We are three months into our newest series: Twelve Months To Financial Fitness. Each month we feature a new topic and challenge. We have already covered analyzing spending and budgeting. Don’t worry if you are getting a late start on the challenges—you can always go back and start from January or just pick up here.
This month, we focus on preparing for taxes. April 15th is almost here, and you should have been receiving tax documents from your employers, financial institutions, and vendors. If you haven’t started yet, this is the perfect time to get organized, get going, and get your taxes filed. After all, if you have a refund coming, the sooner you get your refund in, the sooner you will see that money.
Challenge Tip: You can download and use the new IRS app for iOS and Android to easily check your refund status.
Preparing Your Taxes
Even if you are not preparing your taxes on your own, there is certain information you will need for your accountant or another tax preparer. If you are planning on preparing your own taxes, there are many online or software options, but you will need to be a bit more organized. The deadline for filing your tax return for 2020 is April 15th. If you aren’t quite there yet…Don’t panic! You can generally get an automatic four-month extension to file.
Below are some basic tips on getting your return in before the deadline:
1. Know what you need. Tax preparation is widely different depending on if you are regularly employed, self-employed, own property, have children, or other investments. If you have an accountant or tax preparer, they should provide you with a checklist of necessary forms, receipts, or other information they will need to complete your return. If you are preparing your own taxes, you can easily find checklists online particular to your individual situation. Plus, most tax preparation software programs or apps provide you with this information as well.

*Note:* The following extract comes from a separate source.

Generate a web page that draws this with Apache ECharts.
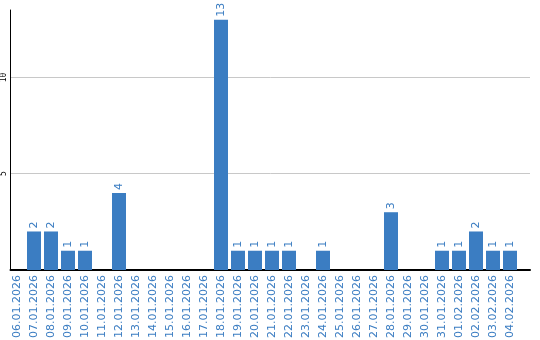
<!DOCTYPE html>
<html><head><meta charset="utf-8">
<script src="https://cdn.jsdelivr.net/npm/echarts@6/dist/echarts.min.js"></script>
<style>html,body{margin:0;padding:0;background:#fff}#c{width:540px;height:340px}</style>
</head><body><div id="c"></div>
<script>
var categories = ['06.01.2026','07.01.2026','08.01.2026','09.01.2026','10.01.2026','11.01.2026','12.01.2026','13.01.2026','14.01.2026','15.01.2026','16.01.2026','17.01.2026','18.01.2026','19.01.2026','20.01.2026','21.01.2026','22.01.2026','23.01.2026','24.01.2026','25.01.2026','26.01.2026','27.01.2026','28.01.2026','29.01.2026','30.01.2026','31.01.2026','01.02.2026','02.02.2026','03.02.2026','04.02.2026'];
var values = [0,2,2,1,1,0,4,0,0,0,0,0,13,1,1,1,1,0,1,0,0,0,3,0,0,1,1,2,1,1];
var yTicks = [0,5,10];
var yMax = 13.5;
var blue = '#3b7dc2';
var chart = echarts.init(document.getElementById('c'));
chart.setOption({
  animation: false,
  grid: [
    {left: 8.5, width: 510, top: 10, bottom: 70, outerBoundsMode: 'none', containLabel: false},
    {left: 10.5, right: 10, top: 10, bottom: 70, outerBoundsMode: 'none', containLabel: false}
  ],
  xAxis: [
    {type: 'category', gridIndex: 0, data: categories,
     axisLine: {show: false}, axisTick: {show: false},
     axisLabel: {rotate: 90, interval: 0, color: blue, fontFamily: 'DejaVu Sans', fontSize: 11, margin: 5}},
    {type: 'value', gridIndex: 1, min: 0, max: 1,
     axisLine: {show: true, onZero: false, lineStyle: {color: '#000', width: 2}},
     axisTick: {show: false}, axisLabel: {show: false}, splitLine: {show: false}}
  ],
  yAxis: [
    {type: 'value', gridIndex: 0, min: 0, max: yMax, interval: 5,
     axisLine: {show: false}, axisTick: {show: false},
     axisLabel: {rotate: 90, color: '#000', fontFamily: 'DejaVu Sans Mono', fontSize: 8, margin: 1,
       formatter: function(v){ return (v === 0 || yTicks.indexOf(v) < 0) ? '' : String(v); }},
     splitLine: {show: false}},
    {type: 'value', gridIndex: 1, min: 0, max: yMax, interval: 5,
     axisLine: {show: true, onZero: false, lineStyle: {color: '#000', width: 1}},
     axisTick: {show: false}, axisLabel: {show: false},
     splitLine: {show: true, showMinLine: false, showMaxLine: false, lineStyle: {color: '#c8c8c8', width: 1}}}
  ],
  series: [{
    type: 'bar', xAxisIndex: 0, yAxisIndex: 0, data: values, barWidth: 14,
    itemStyle: {color: blue},
    label: {show: true, position: 'top', rotate: 90, align: 'left', verticalAlign: 'middle',
      distance: 3, color: blue, fontFamily: 'DejaVu Sans', fontSize: 11,
      formatter: function(p){ return p.value ? String(p.value) : ''; }}
  }]
});
</script></body></html>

2. Triple Check For Deductions. Any tax preparation software or your accountant can guide you through deductions available to you. However, it is always important for you to know what types of items can be deducted and what information to keep to support those deductions. Some common deductions include:
- Interest paid on student loans
- Child and dependent care tax credits
- Charitable contributions
- Retirement or education fund contributions
- Medical expenses
- Self-employed income
3. Save your records. In general, you should maintain any tax records, including your returns, tax forms, and receipts for three years as an individual, or seven if you are self-employed or are a business owner. Keep in mind, there are longer periods of time for special situations, such as if you report a loss from securities. An accountant can help answer any questions about maintaining and destroying tax records.
4. Be smart with any refund. If you are lucky enough to receive a refund this year, rather than spending it all, dedicate a portion of your refund to saving or paying down debt. That doesn’t mean you can’t enjoy yourself, but it does mean you are taking another important step to financial fitness.
This month we are challenging you to get organized and get your tax return filed before April 1st. By getting your return in early, you will have all of April to focus on the next challenge – paying down credit cards. As an optional challenge – pledge a portion of any tax refund to pay off those credit cards.